Source excerpt:
_ _ _ _ _ _ _
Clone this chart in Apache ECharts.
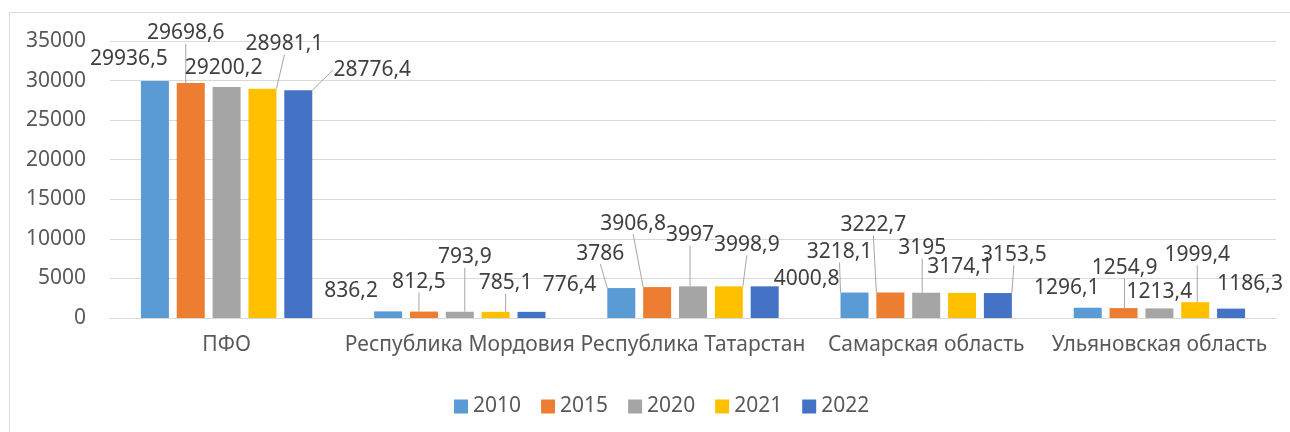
<!DOCTYPE html>
<html>
<head>
<meta charset="utf-8">
<script src="https://cdn.jsdelivr.net/npm/echarts@6/dist/echarts.min.js"></script>
<style>
  html, body { margin: 0; padding: 0; background: #fff; }
  #main { width: 1290px; height: 432px; }
</style>
</head>
<body>
<div id="main"></div>
<script>
// данные
var regions = ['ПФО', 'Республика Мордовия', 'Республика Татарстан', 'Самарская область', 'Ульяновская область'];
var years = ['2010', '2015', '2020', '2021', '2022'];
var v2010 = [29936.5, 836.2, 3786, 3218.1, 1296.1];
var v2015 = [29698.6, 812.5, 3906.8, 3222.7, 1254.9];
var v2020 = [29200.2, 793.9, 3997, 3195, 1213.4];
var v2021 = [28981.1, 785.1, 3998.9, 3174.1, 1999.4];
var v2022 = [28776.4, 776.4, 4000.8, 3153.5, 1186.3];
var yTicks = [0, 5000, 10000, 15000, 20000, 25000, 30000, 35000];

var values = [v2010, v2015, v2020, v2021, v2022];
var colors = ['#5B9BD5', '#ED7D31', '#A5A5A5', '#FFC000', '#4472C4'];

// сдвиг подписей как в Excel [серия][категория] = [dx, dy]
var labelShift = [
	[[-26, -7], [-37, -5], [-21, -19], [-15, -25], [-21, -4]],
	[[-5, -34], [-5, -14], [-24, -48], [-17, -52], [1, -25]],
	[[-3, -3], [5, -39], [-3, -36], [-4, -29], [0, -1]],
	[[22, -29], [10, -13], [18, -26], [-2, -10], [2, -32]],
	[[74, -5], [38, -11], [42, 8], [16, -23], [19, -9]]
];
// где видна выноска
var showLine = [
	[0, 0, 1, 1, 0],
	[1, 1, 1, 1, 1],
	[0, 1, 1, 1, 0],
	[1, 1, 1, 0, 1],
	[1, 0, 0, 1, 0]
];

var FONT = 'Noto Sans';

function fmt(v) {
	return String(v).replace('.', ',');
}

var series = [];
for (var s = 0; s < years.length; s++) {
	var items = [];
	for (var i = 0; i < regions.length; i++) {
		items.push({
			value: values[s][i],
			labelLine: { show: !!showLine[s][i] }
		});
	}
	series.push({
		name: years[s],
		type: 'bar',
		barWidth: 28,
		barGap: '28%',
		itemStyle: { color: colors[s] },
		label: {
			show: true,
			position: 'top',
			distance: 5,
			fontFamily: FONT,
			fontSize: 21,
			color: '#404040',
			formatter: function (p) { return fmt(p.value); }
		},
		labelLine: {
			show: true,
			lineStyle: { color: '#A6A6A6', width: 1 }
		},
		labelLayout: (function (si) {
			return function (p) {
				var d = labelShift[si][p.dataIndex];
				return { dx: d[0], dy: d[1] };
			};
		})(s),
		emphasis: { disabled: true },
		data: items
	});
}

var myChart = echarts.init(document.getElementById('main'));
myChart.setOption({
	animation: false,
	textStyle: { fontFamily: FONT },
	graphic: [{
		type: 'rect',
		shape: { x: 9.5, y: 12.5, width: 1400, height: 600 },
		style: { fill: 'none', stroke: '#D9D9D9', lineWidth: 1 },
		silent: true
	}],
	grid: { left: 110, right: 14, top: 41, bottom: 114 },
	legend: {
		data: years,
		left: 449,
		top: 391,
		icon: 'rect',
		itemWidth: 14,
		itemHeight: 14,
		itemGap: 20,
		textStyle: { fontSize: 21, color: '#595959', fontFamily: FONT }
	},
	xAxis: {
		type: 'category',
		data: regions,
		axisLine: { lineStyle: { color: '#D9D9D9' } },
		axisTick: { show: false },
		axisLabel: { interval: 0, margin: 17, fontSize: 21, color: '#595959', fontFamily: FONT }
	},
	yAxis: {
		type: 'value',
		min: yTicks[0],
		max: yTicks[yTicks.length - 1],
		interval: yTicks[1] - yTicks[0],
		axisLine: { show: false },
		axisTick: { show: false },
		splitLine: { lineStyle: { color: '#D9D9D9' } },
		axisLabel: {
			margin: 24, fontSize: 21, color: '#595959', fontFamily: FONT,
			formatter: function (v) { return String(v); }
		}
	},
	series: series
});
</script>
</body>
</html>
_ _ _ _ _ _ _
Job: Return all of the data exactly as written, and drop the pictures.

Complete output:
Clone this chart in Apache ECharts.
<!DOCTYPE html>
<html>
<head>
<meta charset="utf-8">
<script src="https://cdn.jsdelivr.net/npm/echarts@6/dist/echarts.min.js"></script>
<style>
  html, body { margin: 0; padding: 0; background: #fff; }
  #main { width: 1290px; height: 432px; }
</style>
</head>
<body>
<div id="main"></div>
<script>
// данные
var regions = ['ПФО', 'Республика Мордовия', 'Республика Татарстан', 'Самарская область', 'Ульяновская область'];
var years = ['2010', '2015', '2020', '2021', '2022'];
var v2010 = [29936.5, 836.2, 3786, 3218.1, 1296.1];
var v2015 = [29698.6, 812.5, 3906.8, 3222.7, 1254.9];
var v2020 = [29200.2, 793.9, 3997, 3195, 1213.4];
var v2021 = [28981.1, 785.1, 3998.9, 3174.1, 1999.4];
var v2022 = [28776.4, 776.4, 4000.8, 3153.5, 1186.3];
var yTicks = [0, 5000, 10000, 15000, 20000, 25000, 30000, 35000];

var values = [v2010, v2015, v2020, v2021, v2022];
var colors = ['#5B9BD5', '#ED7D31', '#A5A5A5', '#FFC000', '#4472C4'];

// сдвиг подписей как в Excel [серия][категория] = [dx, dy]
var labelShift = [
	[[-26, -7], [-37, -5], [-21, -19], [-15, -25], [-21, -4]],
	[[-5, -34], [-5, -14], [-24, -48], [-17, -52], [1, -25]],
	[[-3, -3], [5, -39], [-3, -36], [-4, -29], [0, -1]],
	[[22, -29], [10, -13], [18, -26], [-2, -10], [2, -32]],
	[[74, -5], [38, -11], [42, 8], [16, -23], [19, -9]]
];
// где видна выноска
var showLine = [
	[0, 0, 1, 1, 0],
	[1, 1, 1, 1, 1],
	[0, 1, 1, 1, 0],
	[1, 1, 1, 0, 1],
	[1, 0, 0, 1, 0]
];

var FONT = 'Noto Sans';

function fmt(v) {
	return String(v).replace('.', ',');
}

var series = [];
for (var s = 0; s < years.length; s++) {
	var items = [];
	for (var i = 0; i < regions.length; i++) {
		items.push({
			value: values[s][i],
			labelLine: { show: !!showLine[s][i] }
		});
	}
	series.push({
		name: years[s],
		type: 'bar',
		barWidth: 28,
		barGap: '28%',
		itemStyle: { color: colors[s] },
		label: {
			show: true,
			position: 'top',
			distance: 5,
			fontFamily: FONT,
			fontSize: 21,
			color: '#404040',
			formatter: function (p) { return fmt(p.value); }
		},
		labelLine: {
			show: true,
			lineStyle: { color: '#A6A6A6', width: 1 }
		},
		labelLayout: (function (si) {
			return function (p) {
				var d = labelShift[si][p.dataIndex];
				return { dx: d[0], dy: d[1] };
			};
		})(s),
		emphasis: { disabled: true },
		data: items
	});
}

var myChart = echarts.init(document.getElementById('main'));
myChart.setOption({
	animation: false,
	textStyle: { fontFamily: FONT },
	graphic: [{
		type: 'rect',
		shape: { x: 9.5, y: 12.5, width: 1400, height: 600 },
		style: { fill: 'none', stroke: '#D9D9D9', lineWidth: 1 },
		silent: true
	}],
	grid: { left: 110, right: 14, top: 41, bottom: 114 },
	legend: {
		data: years,
		left: 449,
		top: 391,
		icon: 'rect',
		itemWidth: 14,
		itemHeight: 14,
		itemGap: 20,
		textStyle: { fontSize: 21, color: '#595959', fontFamily: FONT }
	},
	xAxis: {
		type: 'category',
		data: regions,
		axisLine: { lineStyle: { color: '#D9D9D9' } },
		axisTick: { show: false },
		axisLabel: { interval: 0, margin: 17, fontSize: 21, color: '#595959', fontFamily: FONT }
	},
	yAxis: {
		type: 'value',
		min: yTicks[0],
		max: yTicks[yTicks.length - 1],
		interval: yTicks[1] - yTicks[0],
		axisLine: { show: false },
		axisTick: { show: false },
		splitLine: { lineStyle: { color: '#D9D9D9' } },
		axisLabel: {
			margin: 24, fontSize: 21, color: '#595959', fontFamily: FONT,
			formatter: function (v) { return String(v); }
		}
	},
	series: series
});
</script>
</body>
</html>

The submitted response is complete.